Ese 11 de setiembre lloré. Porque no conozco Nueva York y sé que ya no la veré jamás como la soñé, por los muertos, por el miedo, por el fin del mundo. Por la vulnerabilidad. Vulnerables. Somos vulnerables. Todos y cada uno de nosotros, protegidos por su entorno de objetos familiares descubre que el terror nos devuelve al origen mismo de la vida y la muerte. Recordé entonces las dos macetas. Las había reservado para compartir la experiencia con mi hija, para carpir la tierra juntas, para sentir la humedad en los dedos, el olor de la tierra removida, el oscuro encanto de un misterio renovado. Vamos a plantarlas -le dije entonces- La vida es amor, amor es plantar una flor. Yo soy amor, tú eres amor...
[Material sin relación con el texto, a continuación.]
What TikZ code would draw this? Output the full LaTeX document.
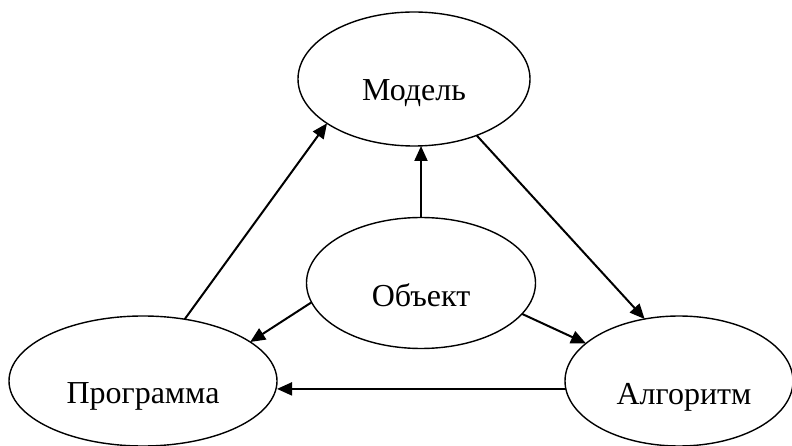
\documentclass[tikz,border=0pt]{standalone}
\usepackage{fontspec}
\setmainfont{Liberation Serif}
\usetikzlibrary{shapes.geometric,arrows.meta}

\tikzset{
  oval/.style={ellipse, draw, line width=1.4bp, inner sep=0pt, outer sep=0pt},
  word/.style={anchor=base, inner sep=0pt, font=\fontsize{32bp}{37bp}\selectfont},
  arr/.style={line width=2bp, -{Triangle[length=15bp,width=13bp]}}
}

\begin{document}
\begin{tikzpicture}[x=1bp,y=-1bp]
  \useasboundingbox (0,0) rectangle (792,446);

  % the four ellipses
  \node[oval, minimum width=232bp, minimum height=134bp] (model) at (414,79)  {};
  \node[oval, minimum width=229bp, minimum height=131bp] (obj)   at (421,283) {};
  \node[oval, minimum width=268bp, minimum height=130bp] (prog)  at (143,381) {};
  \node[oval, minimum width=228bp, minimum height=130bp] (alg)   at (679,381) {};

  % their labels
  \node[word] (modelt) at (414,101) {Модель};
  \node[word] (objt)   at (421,307) {Объект};
  \node[word] (progt)  at (143,403) {Программа};
  \node[word] (algt)   at (684,404) {Алгоритм};

  % connections
  \draw[arr] (obj.north) -- (obj.north |- model.south);
  \draw[arr] (prog.56.7) -- (model.207.9);
  \draw[arr] (model.-42.5) -- (alg.119.5);
  \draw[arr] (obj.-17.3) -- (alg.158.5);
  \draw[arr] (obj.190.5) -- (prog.20.1);
  \draw[arr] (alg.184) -- (alg.184 -| prog.east);
\end{tikzpicture}
\end{document}
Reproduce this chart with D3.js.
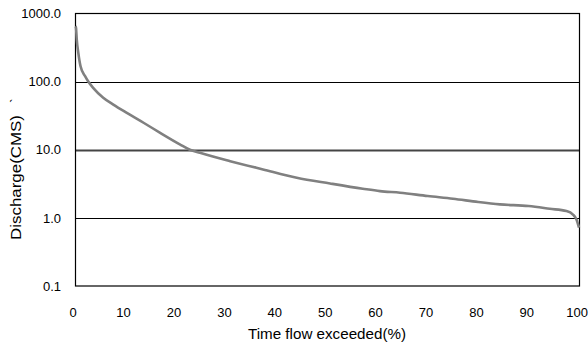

El contacto con la tierra era el vínculo con el corazón herido de este planeta, con el cuerpo mutilado de esta naturaleza humana que se boicotea a sí misma, con el dolor de esta especie acostumbrada a ver morir en la tele y le cuesta admitir realidades que son hechos. Sentí que entre un terrón de tierra y otro entre los dedos, estaba recomponiendo este signo de ser como árboles, sin mas orgullo ni modestia que una flor o una oruga, sin más destino que el de la vida. Ni más ni menos.
Desde entonces las plantas están allí, incólumes como sus flores. Desde ese mínimo altar hogareño recuerdan el colapso del centro, y un niño herido de hambre en la periferia. Renaciendo de las cenizas, la naturaleza insiste en el Flower Power. Peace and Love como antes, como siempre, enarbolando una política para proteger ese bosque infinito que tanto fundamentalismo como pensamiento único aplastan. El bosque de la vida humana con toda la diversidad de sus árboles, tantas veces ignorado. Sólo por no salir en TV.